Trots

The SWP’s Hatred of Feminism (Part I.)

The crisis in the Socialist Workers Party has brought an issue for Trotskyists to the forefront: that of feminism. Richard Seymour has commented “students, are yelled at in [SWP] meetings, denounced for ‘creeping feminism.'” Feminism has become a dirty word, a pejorative with which to denounce the non-ideologically sound. That is the position of the SWP, what about leftists who do not identify as a Trotskyist? Here is Laurie Penny, La Pasionaria of the radical left : “Socialism without feminism, after all, is no socialism worth having.” It does not take a genius to work out that the position of Penny and the position of the SWP are incompatible.

A problem for the SWP is that many of the people, especially students, whom it wishes to attract into its party read and admire what Laurie Penny has to say. This is recognised by the SWP. For as one SWP Central Committee Central Committee member told Richard Seymour as the crisis in the party unfolded: “The nightmare scenario is an attack piece by Laurie Penny.”

Ignoring all the other issues in the SWP regarding their handling of a rape allegation against a senior party member, some commentators are making observations on this ideological difference. A line on feminism is becoming a litmus test. Blogger Harpy Marx puts it, “let’s be clear this isn’t an internal matter for the SWP this has impacted on the whole of the Left.” Andrew Coates, for example, has cheered on Laurie Penny: “Three cheers for comrade Penny.” But others would and have come down on the side of the SWP, the one that views feminism as a dirty word.
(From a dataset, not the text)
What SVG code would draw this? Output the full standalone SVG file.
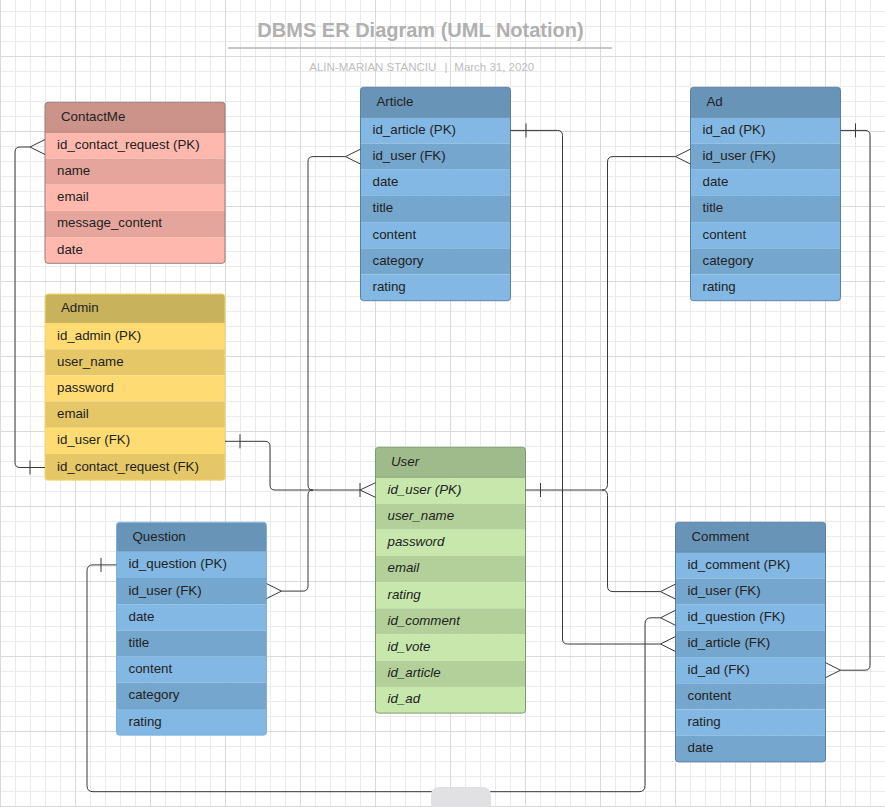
<svg xmlns="http://www.w3.org/2000/svg" width="885" height="807" viewBox="0 0 885 807">
<style>
.t{font-family:"Liberation Sans",Arial,sans-serif;font-size:13.3px;fill:#222;transform:translate(0px,-0.8px)}
.it{font-style:italic}
.conn path{fill:none;stroke:#383838;stroke-width:1}
.cmh{fill:#cc938b}.cml{fill:#ffb8ae}.cmd{fill:#e6a59c}
.adh{fill:#c9b25c}.adl{fill:#ffdc73}.add{fill:#e6c768}
.blh{fill:#6894b8}.bll{fill:#82b8e3}.bld{fill:#75a6cd}
.ush{fill:#9fbb8c}.usl{fill:#c7e7ac}.usd{fill:#b3d09a}
</style>
<defs>
<pattern id="grid" width="75" height="75" patternUnits="userSpaceOnUse" x="0" y="-19">
<rect width="75" height="75" fill="#ffffff"/>
<path d="M0 15.5H75M0 30.5H75M0 45.5H75M0 60.5H75M15.5 0V75M30.5 0V75M45.5 0V75M60.5 0V75" stroke="#ebebeb" stroke-width="1" fill="none"/>
<path d="M0 0.5H75M0.5 0V75" stroke="#dadada" stroke-width="1" fill="none"/>
</pattern>
<clipPath id="c-contactme"><rect x="45" y="102.3" width="180" height="161" rx="3"/></clipPath>
<clipPath id="c-admin"><rect x="45" y="294" width="180" height="186.2" rx="3"/></clipPath>
<clipPath id="c-article"><rect x="360.5" y="87.3" width="150" height="213.4" rx="3"/></clipPath>
<clipPath id="c-ad"><rect x="690.5" y="87.3" width="150" height="213.4" rx="3"/></clipPath>
<clipPath id="c-user"><rect x="375.5" y="447.3" width="150" height="265.8" rx="3"/></clipPath>
<clipPath id="c-question"><rect x="116.5" y="522.3" width="150" height="212.9" rx="3"/></clipPath>
<clipPath id="c-comment"><rect x="675.5" y="522.3" width="150" height="239.6" rx="3"/></clipPath>
</defs>

<rect x="0" y="0" width="885" height="807" fill="url(#grid)"/>

<g id="title">
<text x="420.5" y="36.5" text-anchor="middle" style="font-family:'Liberation Sans',Arial,sans-serif;font-size:20px;font-weight:bold;fill:#b0b0b0">DBMS ER Diagram (UML Notation)</text>
<line x1="228" y1="48" x2="612" y2="48" stroke="#b5b5b5" stroke-width="1.6"/>
<text y="71" style="font-family:'Liberation Sans',Arial,sans-serif;font-size:11.5px;fill:#bdbdbd"><tspan x="309.3">ALIN-MARIAN STANCIU</tspan><tspan x="444.5">|</tspan><tspan x="454.3">March 31, 2020</tspan></text>
</g>

<g id="contactme">
<g clip-path="url(#c-contactme)">
<rect class="cmh" x="45" y="102.3" width="180" height="30"/>
<rect class="cml" x="45" y="132.3" width="180" height="26.2"/>
<rect class="cmd" x="45" y="158.5" width="180" height="26.2"/>
<rect class="cml" x="45" y="184.7" width="180" height="26.2"/>
<rect class="cmd" x="45" y="210.9" width="180" height="26.2"/>
<rect class="cml" x="45" y="237.1" width="180" height="26.2"/>
</g>
<line x1="45" y1="132.3" x2="225" y2="132.3" stroke="#a07a74" stroke-width="0.8"/>
<rect x="45" y="102.3" width="180" height="161" rx="3" fill="none" stroke="#9a7b76" stroke-width="1"/>
<text class="t" x="61" y="121.6">ContactMe</text>
<text class="t" x="57" y="149.7">id_contact_request (PK)</text>
<text class="t" x="57" y="175.9">name</text>
<text class="t" x="57" y="202.1">email</text>
<text class="t" x="57" y="228.3">message_content</text>
<text class="t" x="57" y="254.5">date</text>
</g>

<g id="admin">
<g clip-path="url(#c-admin)">
<rect class="adh" x="45" y="294" width="180" height="29"/>
<rect class="adl" x="45" y="323" width="180" height="26.2"/>
<rect class="add" x="45" y="349.2" width="180" height="26.2"/>
<rect class="adl" x="45" y="375.4" width="180" height="26.2"/>
<rect class="add" x="45" y="401.6" width="180" height="26.2"/>
<rect class="adl" x="45" y="427.8" width="180" height="26.2"/>
<rect class="add" x="45" y="454" width="180" height="26.2"/>
</g>
<rect x="45" y="294" width="180" height="186.2" rx="3" fill="none" stroke="#f3d46e" stroke-width="1"/>
<text class="t" x="61" y="312.8">Admin</text>
<text class="t" x="57" y="340.4">id_admin (PK)</text>
<text class="t" x="57" y="366.6">user_name</text>
<text class="t" x="57" y="392.8">password</text>
<text class="t" x="57" y="419">email</text>
<text class="t" x="57" y="445.2">id_user (FK)</text>
<text class="t" x="57" y="471.4">id_contact_request (FK)</text>
</g>

<g id="article">
<g clip-path="url(#c-article)">
<rect class="blh" x="360.5" y="87.3" width="150" height="30"/>
<rect class="bll" x="360.5" y="117.3" width="150" height="26.2"/>
<rect class="bld" x="360.5" y="143.5" width="150" height="26.2"/>
<rect class="bll" x="360.5" y="169.7" width="150" height="26.2"/>
<rect class="bld" x="360.5" y="195.9" width="150" height="26.2"/>
<rect class="bll" x="360.5" y="222.1" width="150" height="26.2"/>
<rect class="bld" x="360.5" y="248.3" width="150" height="26.2"/>
<rect class="bll" x="360.5" y="274.5" width="150" height="26.2"/>
</g>
<line x1="360.5" y1="117.3" x2="510.5" y2="117.3" stroke="#5d83a3" stroke-width="0.8"/>
<rect x="360.5" y="87.3" width="150" height="213.4" rx="3" fill="none" stroke="#5b7f9f" stroke-width="1"/>
<text class="t" x="376.5" y="106.6">Article</text>
<text class="t" x="372.5" y="134.7">id_article (PK)</text>
<text class="t" x="372.5" y="160.9">id_user (FK)</text>
<text class="t" x="372.5" y="187.1">date</text>
<text class="t" x="372.5" y="213.3">title</text>
<text class="t" x="372.5" y="239.5">content</text>
<text class="t" x="372.5" y="265.7">category</text>
<text class="t" x="372.5" y="291.9">rating</text>
</g>

<g id="ad">
<g clip-path="url(#c-ad)">
<rect class="blh" x="690.5" y="87.3" width="150" height="30"/>
<rect class="bll" x="690.5" y="117.3" width="150" height="26.2"/>
<rect class="bld" x="690.5" y="143.5" width="150" height="26.2"/>
<rect class="bll" x="690.5" y="169.7" width="150" height="26.2"/>
<rect class="bld" x="690.5" y="195.9" width="150" height="26.2"/>
<rect class="bll" x="690.5" y="222.1" width="150" height="26.2"/>
<rect class="bld" x="690.5" y="248.3" width="150" height="26.2"/>
<rect class="bll" x="690.5" y="274.5" width="150" height="26.2"/>
</g>
<line x1="690.5" y1="117.3" x2="840.5" y2="117.3" stroke="#5d83a3" stroke-width="0.8"/>
<rect x="690.5" y="87.3" width="150" height="213.4" rx="3" fill="none" stroke="#5b7f9f" stroke-width="1"/>
<text class="t" x="706.5" y="106.6">Ad</text>
<text class="t" x="702.5" y="134.7">id_ad (PK)</text>
<text class="t" x="702.5" y="160.9">id_user (FK)</text>
<text class="t" x="702.5" y="187.1">date</text>
<text class="t" x="702.5" y="213.3">title</text>
<text class="t" x="702.5" y="239.5">content</text>
<text class="t" x="702.5" y="265.7">category</text>
<text class="t" x="702.5" y="291.9">rating</text>
</g>

<g id="user">
<g clip-path="url(#c-user)">
<rect class="ush" x="375.5" y="447.3" width="150" height="30"/>
<rect class="usl" x="375.5" y="477.3" width="150" height="26.2"/>
<rect class="usd" x="375.5" y="503.5" width="150" height="26.2"/>
<rect class="usl" x="375.5" y="529.7" width="150" height="26.2"/>
<rect class="usd" x="375.5" y="555.9" width="150" height="26.2"/>
<rect class="usl" x="375.5" y="582.1" width="150" height="26.2"/>
<rect class="usd" x="375.5" y="608.3" width="150" height="26.2"/>
<rect class="usl" x="375.5" y="634.5" width="150" height="26.2"/>
<rect class="usd" x="375.5" y="660.7" width="150" height="26.2"/>
<rect class="usl" x="375.5" y="686.9" width="150" height="26.2"/>
</g>
<line x1="375.5" y1="477.3" x2="525.5" y2="477.3" stroke="#7e9b6d" stroke-width="0.8"/>
<rect x="375.5" y="447.3" width="150" height="265.8" rx="3" fill="none" stroke="#7d9a6c" stroke-width="1"/>
<text class="t it" x="391" y="466.6">User</text>
<text class="t it" x="387.5" y="494.7">id_user (PK)</text>
<text class="t it" x="387.5" y="520.9">user_name</text>
<text class="t it" x="387.5" y="547.1">password</text>
<text class="t it" x="387.5" y="573.3">email</text>
<text class="t it" x="387.5" y="599.5">rating</text>
<text class="t it" x="387.5" y="625.7">id_comment</text>
<text class="t it" x="387.5" y="651.9">id_vote</text>
<text class="t it" x="387.5" y="678.1">id_article</text>
<text class="t it" x="387.5" y="704.3">id_ad</text>
</g>

<g id="question">
<g clip-path="url(#c-question)">
<rect class="blh" x="116.5" y="522.3" width="150" height="29.5"/>
<rect class="bll" x="116.5" y="551.8" width="150" height="26.2"/>
<rect class="bld" x="116.5" y="578" width="150" height="26.2"/>
<rect class="bll" x="116.5" y="604.2" width="150" height="26.2"/>
<rect class="bld" x="116.5" y="630.4" width="150" height="26.2"/>
<rect class="bll" x="116.5" y="656.6" width="150" height="26.2"/>
<rect class="bld" x="116.5" y="682.8" width="150" height="26.2"/>
<rect class="bll" x="116.5" y="709" width="150" height="26.2"/>
</g>
<rect x="116.5" y="522.3" width="150" height="212.9" rx="3" fill="none" stroke="#7cb3de" stroke-width="1"/>
<text class="t" x="132.5" y="541.4">Question</text>
<text class="t" x="128.5" y="569.2">id_question (PK)</text>
<text class="t" x="128.5" y="595.4">id_user (FK)</text>
<text class="t" x="128.5" y="621.6">date</text>
<text class="t" x="128.5" y="647.8">title</text>
<text class="t" x="128.5" y="674">content</text>
<text class="t" x="128.5" y="700.2">category</text>
<text class="t" x="128.5" y="726.4">rating</text>
</g>

<g id="comment">
<g clip-path="url(#c-comment)">
<rect class="blh" x="675.5" y="522.3" width="150" height="30"/>
<rect class="bll" x="675.5" y="552.3" width="150" height="26.2"/>
<rect class="bld" x="675.5" y="578.5" width="150" height="26.2"/>
<rect class="bll" x="675.5" y="604.7" width="150" height="26.2"/>
<rect class="bld" x="675.5" y="630.9" width="150" height="26.2"/>
<rect class="bll" x="675.5" y="657.1" width="150" height="26.2"/>
<rect class="bld" x="675.5" y="683.3" width="150" height="26.2"/>
<rect class="bll" x="675.5" y="709.5" width="150" height="26.2"/>
<rect class="bld" x="675.5" y="735.7" width="150" height="26.2"/>
</g>
<line x1="675.5" y1="552.3" x2="825.5" y2="552.3" stroke="#5d83a3" stroke-width="0.8"/>
<rect x="675.5" y="522.3" width="150" height="239.6" rx="3" fill="none" stroke="#5b7f9f" stroke-width="1"/>
<text class="t" x="691.5" y="541.6">Comment</text>
<text class="t" x="687.5" y="569.7">id_comment (PK)</text>
<text class="t" x="687.5" y="595.9">id_user (FK)</text>
<text class="t" x="687.5" y="622.1">id_question (FK)</text>
<text class="t" x="687.5" y="648.3">id_article (FK)</text>
<text class="t" x="687.5" y="674.5">id_ad (FK)</text>
<text class="t" x="687.5" y="700.7">content</text>
<text class="t" x="687.5" y="726.9">rating</text>
<text class="t" x="687.5" y="753.1">date</text>
</g>

<g id="connectors" class="conn">
<!-- ContactMe - Admin -->
<path d="M30,147 H20 Q15,147 15,152 V462.5 Q15,467.5 20,467.5 H45"/>
<path d="M45,139.5 L30,147 L45,154.5"/>
<path d="M30,460.5 V474.5"/>
<!-- Admin id_user - User -->
<path d="M225,441.3 H265 Q270,441.3 270,446.3 V485 Q270,490 275,490 H360"/>
<path d="M240,434.3 V448.3"/>
<!-- Article id_user - User -->
<path d="M345.5,156.6 H313 Q308,156.6 308,161.6 V485 Q308,490 313,490"/>
<path d="M360.5,149.1 L345.5,156.6 L360.5,164.1"/>
<!-- Question id_user - User -->
<path d="M281.5,591.1 H303 Q308,591.1 308,586.1 V495 Q308,490 313,490"/>
<path d="M266.5,583.6 L281.5,591.1 L266.5,598.6"/>
<!-- User end: one-or-many -->
<path d="M360,483 V497"/>
<path d="M375.5,482.7 L360,490 L375.5,497.3"/>
<!-- User - Ad id_user / Comment id_user -->
<path d="M525.5,490 H602 Q607.5,490 607.5,484.5 V162.1 Q607.5,156.6 613,156.6 H675.5"/>
<path d="M602,490 Q607.5,490 607.5,495.5 V586.1 Q607.5,591.6 613,591.6 H660.5"/>
<path d="M540.5,483 V497"/>
<path d="M690.5,149.1 L675.5,156.6 L690.5,164.1"/>
<path d="M675.5,584.1 L660.5,591.6 L675.5,599.1"/>
<!-- Article id_article - Comment id_article -->
<path d="M510.5,130.4 H557.5 Q562.5,130.4 562.5,135.4 V639 Q562.5,644 567.5,644 H660.5"/>
<path d="M526,123.4 V137.4"/>
<path d="M675.5,636.5 L660.5,644 L675.5,651.5"/>
<!-- Ad id_ad - Comment id_ad -->
<path d="M840.5,130.4 H865 Q870,130.4 870,135.4 V665.2 Q870,670.2 865,670.2 H840.5"/>
<path d="M855.5,123.4 V137.4"/>
<path d="M825.5,662.7 L840.5,670.2 L825.5,677.7"/>
<!-- Question id_question - Comment id_question -->
<path d="M116.5,564.9 H93 Q87,564.9 87,570.9 V785.7 Q87,791.7 93,791.7 H639 Q645,791.7 645,785.7 V623.8 Q645,617.8 651,617.8 H660.5"/>
<path d="M101,557.9 V571.9"/>
<path d="M675.5,610.3 L660.5,617.8 L675.5,625.3"/>
</g>

<rect x="431" y="787" width="60" height="30" rx="8" fill="#e1e1e3"/>
</svg>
In response to Soviet Goon Boy who posed the following question: “The most pressing issue facing the SWP is simply this – is it a safe place?” and answered it that “on the face of things” it wasn’t, Paul Demarty of the Communist Party of Great Britain had an apoplexy: “the notion that the SWP is ‘unsafe’ for women is almost entirely balderdash.” (I do like the use of “almost entirely”; perhaps Demarty concedes the SWP is a little unsafe for women.)  Those who want safe places for women are “idiotic feminists.” At any rate “safe places” are “profoundly useless politically.” Feminists suffer from “a myopic obsession with ‘violence against women.'” He is proud to admit that feminism and Marxism are “utterly incompatible.” He therefore comes down to the inevitable conclusion: “Feminism is a threat.. because it is wrong, and Marxists should be rigorously critical of it.” And as for the SWP: “Far from being insufficiently feminist, the SWP has been too soft on feminism.” One wonders if Paul Demarty is just waiting for the revolution so he can kill all feminists.
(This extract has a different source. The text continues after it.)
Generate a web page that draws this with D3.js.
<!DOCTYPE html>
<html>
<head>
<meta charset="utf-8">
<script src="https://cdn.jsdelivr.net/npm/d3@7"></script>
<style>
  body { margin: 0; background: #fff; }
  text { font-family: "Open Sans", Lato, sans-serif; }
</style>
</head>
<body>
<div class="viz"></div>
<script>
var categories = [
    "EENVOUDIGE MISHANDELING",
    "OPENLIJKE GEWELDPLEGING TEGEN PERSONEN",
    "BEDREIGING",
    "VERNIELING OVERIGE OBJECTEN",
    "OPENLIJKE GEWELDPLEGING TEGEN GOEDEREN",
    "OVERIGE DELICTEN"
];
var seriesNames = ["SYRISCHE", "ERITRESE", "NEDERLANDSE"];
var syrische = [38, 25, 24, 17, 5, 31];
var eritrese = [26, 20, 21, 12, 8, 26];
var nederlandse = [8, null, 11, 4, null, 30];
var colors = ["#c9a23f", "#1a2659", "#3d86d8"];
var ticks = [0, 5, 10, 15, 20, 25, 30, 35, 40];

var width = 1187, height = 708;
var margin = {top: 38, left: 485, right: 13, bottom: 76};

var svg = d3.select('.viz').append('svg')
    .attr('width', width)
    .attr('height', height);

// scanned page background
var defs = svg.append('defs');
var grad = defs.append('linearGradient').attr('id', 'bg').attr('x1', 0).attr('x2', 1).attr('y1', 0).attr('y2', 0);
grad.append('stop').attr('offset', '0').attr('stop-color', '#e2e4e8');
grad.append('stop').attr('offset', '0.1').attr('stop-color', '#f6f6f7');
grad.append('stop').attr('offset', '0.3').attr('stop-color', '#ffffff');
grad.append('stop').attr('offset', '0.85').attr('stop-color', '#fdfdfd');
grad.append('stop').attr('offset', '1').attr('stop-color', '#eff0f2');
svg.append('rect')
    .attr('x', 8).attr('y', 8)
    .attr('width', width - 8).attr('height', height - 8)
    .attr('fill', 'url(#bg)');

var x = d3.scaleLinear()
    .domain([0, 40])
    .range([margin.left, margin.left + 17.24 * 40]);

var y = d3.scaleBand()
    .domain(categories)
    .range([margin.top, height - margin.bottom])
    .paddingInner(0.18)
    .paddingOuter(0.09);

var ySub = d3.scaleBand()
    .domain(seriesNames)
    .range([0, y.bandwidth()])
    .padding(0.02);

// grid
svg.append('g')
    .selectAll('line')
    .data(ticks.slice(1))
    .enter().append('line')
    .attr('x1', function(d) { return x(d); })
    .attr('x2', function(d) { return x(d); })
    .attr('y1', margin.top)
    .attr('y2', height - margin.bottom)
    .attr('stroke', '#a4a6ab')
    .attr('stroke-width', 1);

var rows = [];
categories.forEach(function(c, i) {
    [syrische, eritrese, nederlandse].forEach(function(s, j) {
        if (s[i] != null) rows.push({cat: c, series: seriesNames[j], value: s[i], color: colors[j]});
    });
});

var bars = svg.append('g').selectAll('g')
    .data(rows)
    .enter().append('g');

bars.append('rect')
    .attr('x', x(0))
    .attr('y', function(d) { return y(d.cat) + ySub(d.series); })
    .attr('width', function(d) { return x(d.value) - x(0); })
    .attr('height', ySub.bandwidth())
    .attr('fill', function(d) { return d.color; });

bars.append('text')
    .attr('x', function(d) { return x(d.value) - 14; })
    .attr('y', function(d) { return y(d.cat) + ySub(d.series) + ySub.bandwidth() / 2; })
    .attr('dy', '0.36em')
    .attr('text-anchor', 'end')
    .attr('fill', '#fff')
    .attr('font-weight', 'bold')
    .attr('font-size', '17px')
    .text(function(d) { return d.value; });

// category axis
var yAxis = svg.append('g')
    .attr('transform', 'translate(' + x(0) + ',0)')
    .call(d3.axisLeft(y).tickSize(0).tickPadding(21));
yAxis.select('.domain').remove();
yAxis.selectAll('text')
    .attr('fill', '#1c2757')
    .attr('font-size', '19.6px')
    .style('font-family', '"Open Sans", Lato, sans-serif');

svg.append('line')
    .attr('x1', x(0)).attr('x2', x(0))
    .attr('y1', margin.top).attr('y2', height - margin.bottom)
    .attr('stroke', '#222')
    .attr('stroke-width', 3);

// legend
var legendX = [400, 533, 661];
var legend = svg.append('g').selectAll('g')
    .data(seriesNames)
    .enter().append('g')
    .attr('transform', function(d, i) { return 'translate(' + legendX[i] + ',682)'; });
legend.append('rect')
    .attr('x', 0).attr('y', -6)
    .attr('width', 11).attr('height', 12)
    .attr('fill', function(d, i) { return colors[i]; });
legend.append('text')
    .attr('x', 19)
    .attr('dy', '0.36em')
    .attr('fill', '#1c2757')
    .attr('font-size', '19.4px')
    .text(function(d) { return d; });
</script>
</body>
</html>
Marxists do not tend to develop very much. What they say now is what they said a hundred years ago. To understand the SWP and CPGB  hatred of feminism one has to have an idea of what Frederick Engels said in 1884 when he wrote The Origin of the Family, Private Property and the State. For Engels, the oppression of women began with the emergence of a class based society. The SWP’s solution is therefore simple: get rid of a class based society and you get rid of women’s oppression. And as the SWP are Leninists, they are of the opinion that this can only occur through a violent revolution. (They are very reductionist, their solution to everything is a violent revolution.)

Feminists differ from this approach: they see the oppression of women as a gender based question and not a class based one. If a Trotskyist party focuses on matters that do lot lead directly to revolution, they are deviating from the class struggle. Because feminism which is not class based can appeal to “bourgeois” women as well as working class women,  it becomes, in Trotskyist language, a bourgeois deviation from the class struggle. It is for this reason that Paul Demarty and the SWP hate feminism.